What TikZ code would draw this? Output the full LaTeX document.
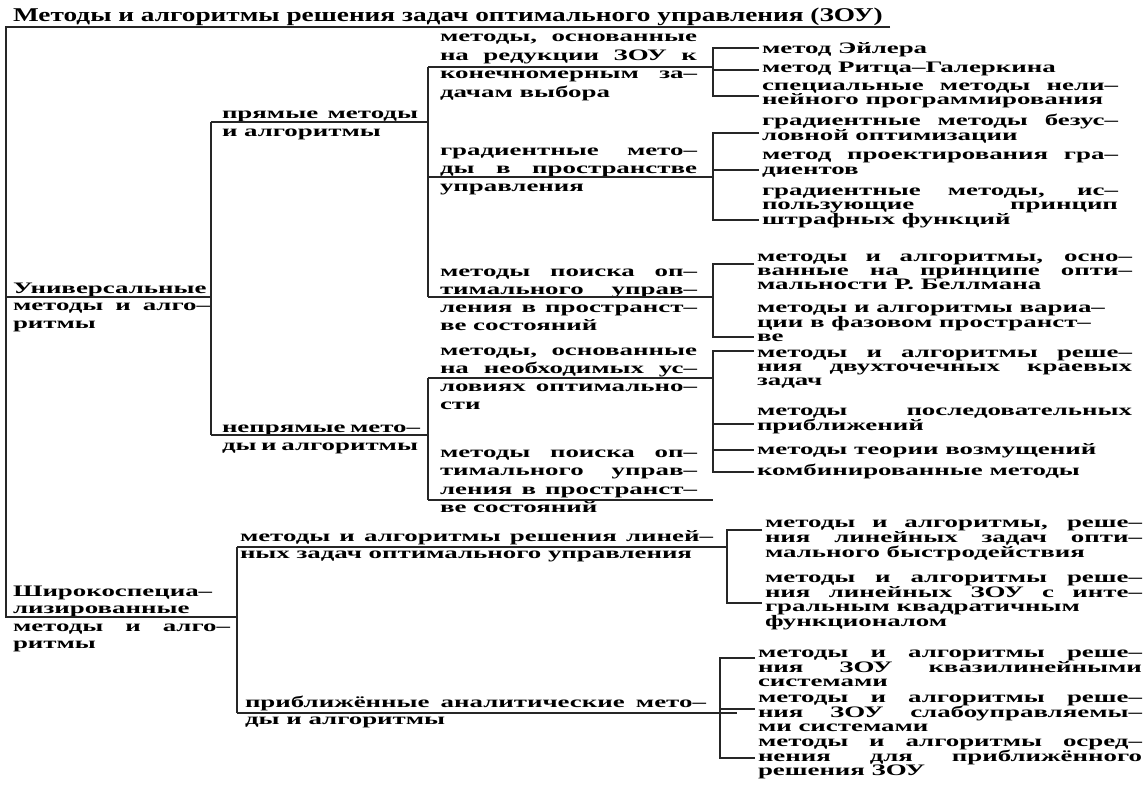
\documentclass[tikz,border=0pt]{standalone}
\usepackage{fontspec}
\newfontfamily\bodyfont{Liberation Serif}[FakeStretch=1.68]
\newfontfamily\titlefont{Liberation Serif}[FakeStretch=1.4]
\newcommand\jl[1]{\makebox[\linewidth][s]{#1}\par}
\newcommand\blk[3]{\parbox[t]{#1}{\fontsize{16}{#2}\selectfont #3}}
\tikzset{
  txt/.style={anchor=base west, inner sep=0pt, outer sep=0pt, font=\bodyfont\bfseries},
  ln/.style={line width=1.3pt, draw=black!85},
  brk/.style={ln, shorten <=3pt, shorten >=3pt},
  tick/.style={ln, shorten >=3pt},
}
\begin{document}
\begin{tikzpicture}[x=1pt,y=-1pt]
\fill[white] (0,0) rectangle (1148,789);
\useasboundingbox (0,0) rectangle (1148,789);

% ---------- title
\node[txt, font=\titlefont\bfseries\fontsize{19.5}{21}\selectfont] (title) at (13,22)
  {Методы и алгоритмы решения задач оптимального управления (ЗОУ)};

% ---------- level 1
\node[txt] (univ) at (13,293) {\blk{197pt}{17.5pt}{Универсальные\par\jl{методы и алго–}ритмы}};
\node[txt] (wide) at (13,596) {\blk{217pt}{17.5pt}{Широкоспециа–\par лизированные\par\jl{методы и алго–}ритмы}};

% ---------- level 2
\node[txt] (direct) at (222,119) {\blk{196pt}{18pt}{\jl{прямые методы}и алгоритмы}};
\node[txt] (indirect) at (222,432) {\blk{196pt}{18pt}{\jl{непрямые мето–}ды и алгоритмы}};
\node[txt] (linear) at (240,541) {\blk{473pt}{17pt}{\jl{методы и алгоритмы решения линей–}ных задач оптимального управления}};
\node[txt] (approx) at (245,707) {\blk{461pt}{17pt}{\jl{приближённые аналитические мето–}ды и алгоритмы}};

% ---------- level 3
\node[txt] (reduct) at (440,42) {\blk{257pt}{18.5pt}{\jl{методы, основанные}\jl{на редукции ЗОУ к}\jl{конечномерным за–}дачам выбора}};
\node[txt] (grad) at (440,155) {\blk{257pt}{18pt}{\jl{градиентные мето–}\jl{ды в пространстве}управления}};
\node[txt] (search1) at (440,276) {\blk{257pt}{18pt}{\jl{методы поиска оп–}\jl{тимального управ–}\jl{ления в пространст–}ве состояний}};
\node[txt] (necess) at (440,355) {\blk{257pt}{18pt}{\jl{методы, основанные}\jl{на необходимых ус–}\jl{ловиях оптимально–}сти}};
\node[txt] (search2) at (440,457) {\blk{257pt}{18.5pt}{\jl{методы поиска оп–}\jl{тимального управ–}\jl{ления в пространст–}ве состояний}};

% ---------- level 4
\node[txt] (euler) at (762,54) {\blk{356pt}{14pt}{метод Эйлера}};
\node[txt] (ritz) at (762,73) {\blk{356pt}{14pt}{метод Ритца–Галеркина}};
\node[txt] (nlp) at (762,91) {\blk{356pt}{14pt}{\jl{специальные методы нели–}нейного программирования}};

\node[txt] (uncon) at (762,125) {\blk{356pt}{14pt}{\jl{градиентные методы безус–}ловной оптимизации}};
\node[txt] (proj) at (762,160) {\blk{356pt}{14pt}{\jl{метод проектирования гра–}диентов}};
\node[txt] (penal) at (762,195) {\blk{356pt}{14pt}{\jl{градиентные методы, ис–}\jl{пользующие принцип}штрафных функций}};

\node[txt] (bellman) at (757,261) {\blk{375pt}{14pt}{\jl{методы и алгоритмы, осно–}\jl{ванные на принципе опти–}мальности Р. Беллмана}};
\node[txt] (variat) at (757,312) {\blk{375pt}{14pt}{методы и алгоритмы вариа–\par ции в фазовом пространст–\par ве}};

\node[txt] (twopt) at (757,357) {\blk{375pt}{14pt}{\jl{методы и алгоритмы реше–}\jl{ния двухточечных краевых}задач}};
\node[txt] (succ) at (757,415) {\blk{375pt}{14pt}{\jl{методы последовательных}приближений}};
\node[txt] (pert) at (757,454) {\blk{375pt}{14pt}{методы теории возмущений}};
\node[txt] (comb) at (757,475) {\blk{375pt}{14pt}{комбинированные методы}};

\node[txt] (speed) at (765,527) {\blk{377pt}{14pt}{\jl{методы и алгоритмы, реше–}\jl{ния линейных задач опти–}мального быстродействия}};
\node[txt] (quad) at (765,582) {\blk{377pt}{14pt}{\jl{методы и алгоритмы реше–}\jl{ния линейных ЗОУ с инте–}гральным квадратичным\par функционалом}};

\node[txt] (quasi) at (758,657) {\blk{384pt}{14pt}{\jl{методы и алгоритмы реше–}\jl{ния ЗОУ квазилинейными}системами}};
\node[txt] (weak) at (758,702) {\blk{384pt}{14pt}{\jl{методы и алгоритмы реше–}\jl{ния ЗОУ слабоуправляемы–}ми системами}};
\node[txt] (avg) at (758,746) {\blk{384pt}{14pt}{\jl{методы и алгоритмы осред–}\jl{нения для приближённого}решения ЗОУ}};

% ---------- junction coordinates
\coordinate (s0) at (6,27);
\coordinate (s1) at (890,27);
\coordinate (s2) at (6,297);
\coordinate (s3) at (6,617);
\coordinate (w2) at (237,617);
\coordinate (d0) at (211,297);
\coordinate (d1) at (211,122);
\coordinate (d2) at (211,435);
\coordinate (e0) at (428,122);
\coordinate (e1) at (428,67);
\coordinate (e2) at (428,177);
\coordinate (e3) at (428,297);
\coordinate (e4) at (428,378);
\coordinate (e5) at (428,435);
\coordinate (e6) at (428,500);
\coordinate (f1) at (713,67);
\coordinate (f2) at (713,177);
\coordinate (f3) at (713,297);
\coordinate (f4) at (713,378);
\coordinate (f6) at (713,500);
\coordinate (h1) at (237,547);
\coordinate (h2) at (237,713);
\coordinate (f7) at (727,547);
\coordinate (f8) at (737,713);
% bracket coordinates
\coordinate (k11) at (713,48);  \coordinate (k12) at (713,70);  \coordinate (k13) at (713,96);
\coordinate (k21) at (713,133); \coordinate (k22) at (713,170); \coordinate (k23) at (713,220);
\coordinate (k31) at (713,264); \coordinate (k32) at (713,337);
\coordinate (k41) at (713,351); \coordinate (k42) at (713,424); \coordinate (k43) at (713,450); \coordinate (k44) at (713,472);
\coordinate (k51) at (727,530); \coordinate (k52) at (727,603);
\coordinate (k61) at (720,658); \coordinate (k62) at (720,709); \coordinate (k63) at (720,758);

% ---------- connectors
\draw[ln] (s1) -- (s0) -- (s3) -- (w2);
\draw[ln] (s2) -- (d0);
\draw[ln] (d1) -- (d2);
\draw[ln] (d1) -- (e0);
\draw[ln] (d2) -- (e5);
\draw[ln] (e1) -- (e3);
\draw[ln] (e4) -- (e6);
\draw[ln] (e1) -- (f1);
\draw[ln] (e2) -- (f2);
\draw[ln] (e3) -- (f3);
\draw[ln] (e4) -- (f4);
\draw[ln] (e6) -- (f6);
\draw[ln] (h1) -- (h2);
\draw[ln] (h1) -- (f7);
\draw[ln] (h2) -- (f8);

\draw[brk] (k11 -| euler.west) -- (k11) -- (k13) -- (k13 -| nlp.west);
\draw[tick] (k12) -- (k12 -| ritz.west);
\draw[brk] (k21 -| uncon.west) -- (k21) -- (k23) -- (k23 -| penal.west);
\draw[tick] (k22) -- (k22 -| proj.west);
\draw[brk] (k31 -| bellman.west) -- (k31) -- (k32) -- (k32 -| variat.west);
\draw[brk] (k41 -| twopt.west) -- (k41) -- (k44) -- (k44 -| comb.west);
\draw[tick] (k42) -- (k42 -| succ.west);
\draw[tick] (k43) -- (k43 -| pert.west);
\draw[brk] (k51 -| speed.west) -- (k51) -- (k52) -- (k52 -| quad.west);
\draw[brk] (k61 -| quasi.west) -- (k61) -- (k63) -- (k63 -| avg.west);
\draw[tick] (k62) -- (k62 -| weak.west);
\end{tikzpicture}
\end{document}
:::
> Objective
Everything from the first line to the line with "(approx) at (245,707)" must be repeated exactly, and nothing else. Leave the pictures out.

> Result
What TikZ code would draw this? Output the full LaTeX document.
\documentclass[tikz,border=0pt]{standalone}
\usepackage{fontspec}
\newfontfamily\bodyfont{Liberation Serif}[FakeStretch=1.68]
\newfontfamily\titlefont{Liberation Serif}[FakeStretch=1.4]
\newcommand\jl[1]{\makebox[\linewidth][s]{#1}\par}
\newcommand\blk[3]{\parbox[t]{#1}{\fontsize{16}{#2}\selectfont #3}}
\tikzset{
  txt/.style={anchor=base west, inner sep=0pt, outer sep=0pt, font=\bodyfont\bfseries},
  ln/.style={line width=1.3pt, draw=black!85},
  brk/.style={ln, shorten <=3pt, shorten >=3pt},
  tick/.style={ln, shorten >=3pt},
}
\begin{document}
\begin{tikzpicture}[x=1pt,y=-1pt]
\fill[white] (0,0) rectangle (1148,789);
\useasboundingbox (0,0) rectangle (1148,789);

% ---------- title
\node[txt, font=\titlefont\bfseries\fontsize{19.5}{21}\selectfont] (title) at (13,22)
  {Методы и алгоритмы решения задач оптимального управления (ЗОУ)};

% ---------- level 1
\node[txt] (univ) at (13,293) {\blk{197pt}{17.5pt}{Универсальные\par\jl{методы и алго–}ритмы}};
\node[txt] (wide) at (13,596) {\blk{217pt}{17.5pt}{Широкоспециа–\par лизированные\par\jl{методы и алго–}ритмы}};

% ---------- level 2
\node[txt] (direct) at (222,119) {\blk{196pt}{18pt}{\jl{прямые методы}и алгоритмы}};
\node[txt] (indirect) at (222,432) {\blk{196pt}{18pt}{\jl{непрямые мето–}ды и алгоритмы}};
\node[txt] (linear) at (240,541) {\blk{473pt}{17pt}{\jl{методы и алгоритмы решения линей–}ных задач оптимального управления}};
\node[txt] (approx) at (245,707) {\blk{461pt}{17pt}{\jl{приближённые аналитические мето–}ды и алгоритмы}};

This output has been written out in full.